For months the Chicago Bulls' new Development League team, the Windy City Bulls, has been promoting its home court as Hoffman Estates' Sears Centre Arena -- and so will the venue continue to be named through at least Aug. 31, 2019.

Hoffman Estates village board members Monday unanimously approved a $1.8 million agreement re-awarding the naming rights of the decade-old facility to Sears Holdings Corp., which has been headquartered in the village since 1992.

Ben Gibbs, general manager of the Sears Centre, said continuity is especially important at this critical phase of the arena's history. But as the NBA's D League is itself in growth mode and will possibly take on TV deals in the future, the arena's naming rights may become even more valuable in the future.

Under the new agreement, the village will resume discussions with Sears Holdings in 18 months about extending the naming rights further.

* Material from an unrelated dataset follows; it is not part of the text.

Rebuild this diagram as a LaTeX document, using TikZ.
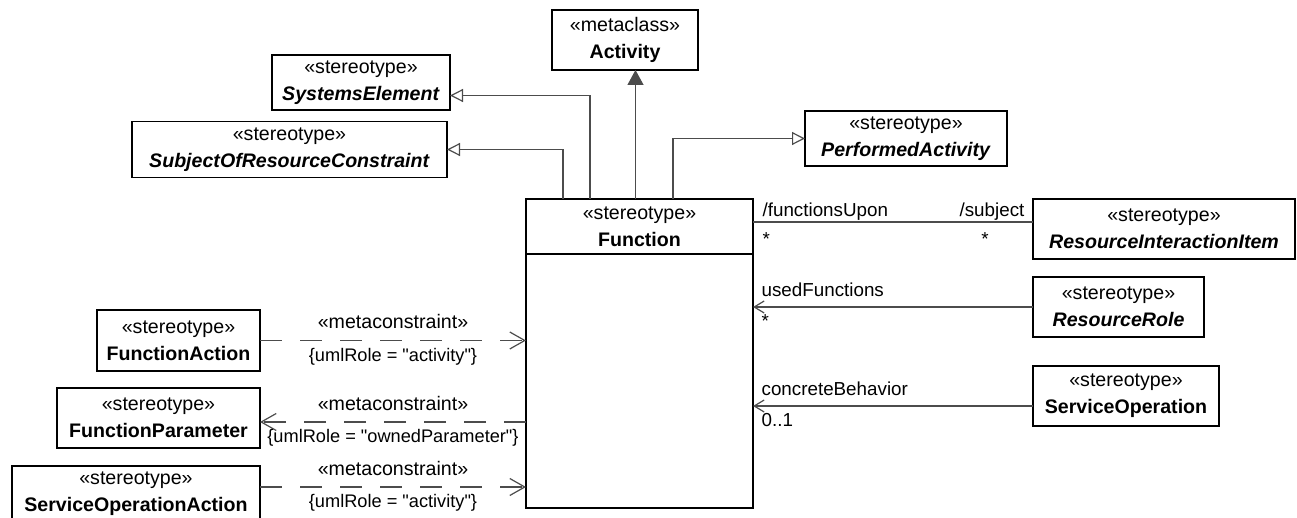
\documentclass[tikz,border=0pt]{standalone}
\usepackage{fontspec}
\setmainfont{Liberation Sans}
\usepackage{tikz}
\usetikzlibrary{arrows.meta, positioning, calc}
\tikzstyle{classbox} = [rectangle, draw=black, line width=0.65pt, outer sep=0pt, inner sep=0pt, align=center, minimum height=30pt, font=\fontsize{9.8}{13.5}\selectfont]
\tikzstyle{link} = [draw=black!70, line width=0.6pt]
\tikzstyle{genarrow} = [link, -{Triangle[open, length=6.5pt, width=6.5pt]}]
\tikzstyle{extarrow} = [link, -{Triangle[length=7.5pt, width=8pt]}]
\tikzstyle{navarrow} = [link, -{Straight Barb[length=5pt, width=6pt]}]
\tikzstyle{metadep} = [link, dash pattern=on 11pt off 9pt, -{Straight Barb[length=7.5pt, width=8.5pt]}]
\tikzstyle{rolelabel} = [inner sep=0pt, font=\fontsize{9.4}{11}\selectfont]
\tikzstyle{metalabel} = [inner sep=0.5pt, font=\fontsize{9.8}{11}\selectfont]
\tikzstyle{constraintlabel} = [inner sep=0.5pt, font=\fontsize{9.1}{11}\selectfont]
\newcommand*\umlrole[1]{\{umlRole = \textquotedbl#1\textquotedbl\}}

\begin{document}
\begin{tikzpicture}[x=0.5pt, y=-0.5pt]
    \clip (0,0) rectangle (1297,518);

    % === TOP: supertypes of Function ===
    \node (act) [classbox, minimum width=73pt] at (625,40) {«metaclass»\\\textbf{Activity}};
    \node (sysel) [classbox, minimum width=89pt, minimum height=27.5pt] at (361,82.5) {«stereotype»\\\textbf{\textit{SystemsElement}}};
    \node (subj) [classbox, minimum width=157.5pt, minimum height=28pt] at (289.5,149.5) {«stereotype»\\\textbf{\textit{SubjectOfResourceConstraint}}};
    \node (perf) [classbox, minimum width=101pt, minimum height=27.5pt] at (906,138.5) {«stereotype»\\\textbf{\textit{PerformedActivity}}};

    % === CENTRE: Function with its empty compartment ===
    \node (func) [classbox, minimum width=113.5pt, minimum height=27.5pt] at (639.5,226.5) {«stereotype»\\\textbf{Function}};
    \node (funcbody) [classbox, minimum width=113.5pt, minimum height=127pt, below=0pt of func] {};

    % === RIGHT column ===
    \node (rii) [classbox, minimum width=131pt] at (1164,229) {«stereotype»\\\textbf{\textit{ResourceInteractionItem}}};
    \node (rrole) [classbox, minimum width=85.5pt, below=9pt of rii.south west, anchor=north west] {«stereotype»\\\textbf{\textit{ResourceRole}}};
    \node (sop) [classbox, minimum width=93pt, below=14.5pt of rrole.south west, anchor=north west] {«stereotype»\\\textbf{ServiceOperation}};

    % === LEFT column ===
    \node (fact) [classbox, minimum width=81.5pt, minimum height=30.5pt] at (178.5,340.5) {«stereotype»\\\textbf{FunctionAction}};
    \node (fpar) [classbox, minimum width=101.5pt, below=8.5pt of fact.south east, anchor=north east] {«stereotype»\\\textbf{FunctionParameter}};
    \node (soact) [classbox, minimum width=124pt, minimum height=28pt, below=9pt of fpar.south east, anchor=north east] {«stereotype»\\\textbf{ServiceOperationAction}};

    % generalizations / extension
    \draw [extarrow] ([xshift=-2pt]func.north) -- ([xshift=-2pt]func.north |- act.south);
    \draw [genarrow] ([xshift=-24.75pt]func.north) |- ([yshift=-6.5pt]sysel.east);
    \draw [genarrow] ([xshift=-38.25pt]func.north) |- (subj.east);
    \draw [genarrow] ([xshift=16.75pt]func.north) |- (perf.west);

    % associations on the right
    \draw [link] ([yshift=2.25pt]func.east)
        node (funame) [rolelabel, anchor=base west, xshift=4.5pt, yshift=2.5pt] {/functionsUpon}
        node (fumult) [rolelabel, anchor=base west, xshift=4.5pt, yshift=-12pt] {*}
        -- ([yshift=2.25pt]func.east -| rii.west)
        node (subname) [rolelabel, anchor=base east, xshift=-4pt, yshift=2.5pt] {/subject}
        node (submult) [rolelabel, anchor=base, xshift=-24pt, yshift=-12pt] {*};
    \draw [navarrow] (rrole.west) -- (rrole.west -| funcbody.east)
        node (ufname) [rolelabel, anchor=base west, xshift=4pt, yshift=5pt] {usedFunctions}
        node (ufmult) [rolelabel, anchor=base west, xshift=4pt, yshift=-10.5pt] {*};
    \draw [navarrow] ([yshift=-5pt]sop.west) -- ([yshift=-5pt]sop.west -| funcbody.east)
        node (cbname) [rolelabel, anchor=base west, xshift=4pt, yshift=5pt] {concreteBehavior}
        node (cbmult) [rolelabel, anchor=base west, xshift=4pt, yshift=-10.5pt] {0..1};

    % metaconstraints on the left
    \draw [metadep] (fact.east) -- node (mc1) [metalabel, above=5pt] {«metaconstraint»} node (ur1) [constraintlabel, below=3pt] {\umlrole{activity}} (fact.east -| funcbody.west);
    \draw [metadep] ([yshift=-2pt]fpar.east -| funcbody.west) -- node (mc2) [metalabel, above=5pt] {«metaconstraint»} node (ur2) [constraintlabel, below=3pt] {\umlrole{ownedParameter}} ([yshift=-2pt]fpar.east);
    \draw [metadep] ([yshift=3.5pt]soact.east) -- node (mc3) [metalabel, above=5pt] {«metaconstraint»} node (ur3) [constraintlabel, below=3pt] {\umlrole{activity}} ([yshift=3.5pt]soact.east -| funcbody.west);

\end{tikzpicture}
\end{document}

"I think it really is a great contract," said Hoffman Estates Trustee Gary Pilafas, who chairs the village's finance committee. "Hats off to everyone for that. I think the future is very bright at the arena."

The village has owned the Sears Centre for the past six years, since the dissolution of the MadKatStep LLC, which first proposed and built it.

Assistant Village Manager Mark Koplin said the original naming rights were awarded not through a typical marketing agreement but because Sears was an actual business partner in the endeavor.

The other partner -- developer Ryan Companies -- ceased its involvement with the arena in 2009. But Sears, which had provided 35 acres for the project in the Prairie Stone Business Park, continued to make the annual payments on its 10-year commitment to the facility.

Village Manager Jim Norris said negotiations with Sears began last year, as the naming rights could have been up for grabs on the arena's 10th anniversary this summer if Sears chose not to renew.